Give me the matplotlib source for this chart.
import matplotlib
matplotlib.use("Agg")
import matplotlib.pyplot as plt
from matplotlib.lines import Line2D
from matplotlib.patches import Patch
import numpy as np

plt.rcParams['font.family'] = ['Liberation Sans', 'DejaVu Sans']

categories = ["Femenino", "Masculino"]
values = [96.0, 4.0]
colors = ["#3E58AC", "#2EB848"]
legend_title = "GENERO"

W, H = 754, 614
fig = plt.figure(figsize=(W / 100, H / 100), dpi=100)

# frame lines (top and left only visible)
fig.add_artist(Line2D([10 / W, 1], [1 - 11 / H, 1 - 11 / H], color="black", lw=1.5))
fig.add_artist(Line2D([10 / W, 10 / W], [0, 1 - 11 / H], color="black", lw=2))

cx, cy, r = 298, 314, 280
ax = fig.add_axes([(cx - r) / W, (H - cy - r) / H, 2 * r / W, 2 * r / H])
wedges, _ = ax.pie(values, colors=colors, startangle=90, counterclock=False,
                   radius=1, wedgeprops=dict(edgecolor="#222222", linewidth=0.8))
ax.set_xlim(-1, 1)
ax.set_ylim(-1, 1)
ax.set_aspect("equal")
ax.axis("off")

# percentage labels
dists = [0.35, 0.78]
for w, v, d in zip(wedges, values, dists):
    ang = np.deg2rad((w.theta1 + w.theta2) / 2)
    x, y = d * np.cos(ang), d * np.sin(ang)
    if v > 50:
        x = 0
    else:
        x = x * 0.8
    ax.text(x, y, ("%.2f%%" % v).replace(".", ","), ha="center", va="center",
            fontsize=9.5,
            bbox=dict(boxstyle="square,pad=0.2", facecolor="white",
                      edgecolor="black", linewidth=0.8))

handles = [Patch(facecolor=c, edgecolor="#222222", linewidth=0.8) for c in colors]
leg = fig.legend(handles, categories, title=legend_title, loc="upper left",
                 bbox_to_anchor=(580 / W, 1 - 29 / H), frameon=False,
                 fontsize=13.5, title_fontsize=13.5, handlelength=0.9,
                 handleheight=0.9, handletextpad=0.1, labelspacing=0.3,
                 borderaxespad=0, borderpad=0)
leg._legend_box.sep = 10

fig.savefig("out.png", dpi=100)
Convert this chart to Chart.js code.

################

» GIVEN EXERCISE:
Word for word, quote all of the data above.

» COMPLETE OUTPUT:
Give me the matplotlib source for this chart.
import matplotlib
matplotlib.use("Agg")
import matplotlib.pyplot as plt
from matplotlib.lines import Line2D
from matplotlib.patches import Patch
import numpy as np

plt.rcParams['font.family'] = ['Liberation Sans', 'DejaVu Sans']

categories = ["Femenino", "Masculino"]
values = [96.0, 4.0]
colors = ["#3E58AC", "#2EB848"]
legend_title = "GENERO"

W, H = 754, 614
fig = plt.figure(figsize=(W / 100, H / 100), dpi=100)

# frame lines (top and left only visible)
fig.add_artist(Line2D([10 / W, 1], [1 - 11 / H, 1 - 11 / H], color="black", lw=1.5))
fig.add_artist(Line2D([10 / W, 10 / W], [0, 1 - 11 / H], color="black", lw=2))

cx, cy, r = 298, 314, 280
ax = fig.add_axes([(cx - r) / W, (H - cy - r) / H, 2 * r / W, 2 * r / H])
wedges, _ = ax.pie(values, colors=colors, startangle=90, counterclock=False,
                   radius=1, wedgeprops=dict(edgecolor="#222222", linewidth=0.8))
ax.set_xlim(-1, 1)
ax.set_ylim(-1, 1)
ax.set_aspect("equal")
ax.axis("off")

# percentage labels
dists = [0.35, 0.78]
for w, v, d in zip(wedges, values, dists):
    ang = np.deg2rad((w.theta1 + w.theta2) / 2)
    x, y = d * np.cos(ang), d * np.sin(ang)
    if v > 50:
        x = 0
    else:
        x = x * 0.8
    ax.text(x, y, ("%.2f%%" % v).replace(".", ","), ha="center", va="center",
            fontsize=9.5,
            bbox=dict(boxstyle="square,pad=0.2", facecolor="white",
                      edgecolor="black", linewidth=0.8))

handles = [Patch(facecolor=c, edgecolor="#222222", linewidth=0.8) for c in colors]
leg = fig.legend(handles, categories, title=legend_title, loc="upper left",
                 bbox_to_anchor=(580 / W, 1 - 29 / H), frameon=False,
                 fontsize=13.5, title_fontsize=13.5, handlelength=0.9,
                 handleheight=0.9, handletextpad=0.1, labelspacing=0.3,
                 borderaxespad=0, borderpad=0)
leg._legend_box.sep = 10

fig.savefig("out.png", dpi=100)
Convert this chart to Chart.js code.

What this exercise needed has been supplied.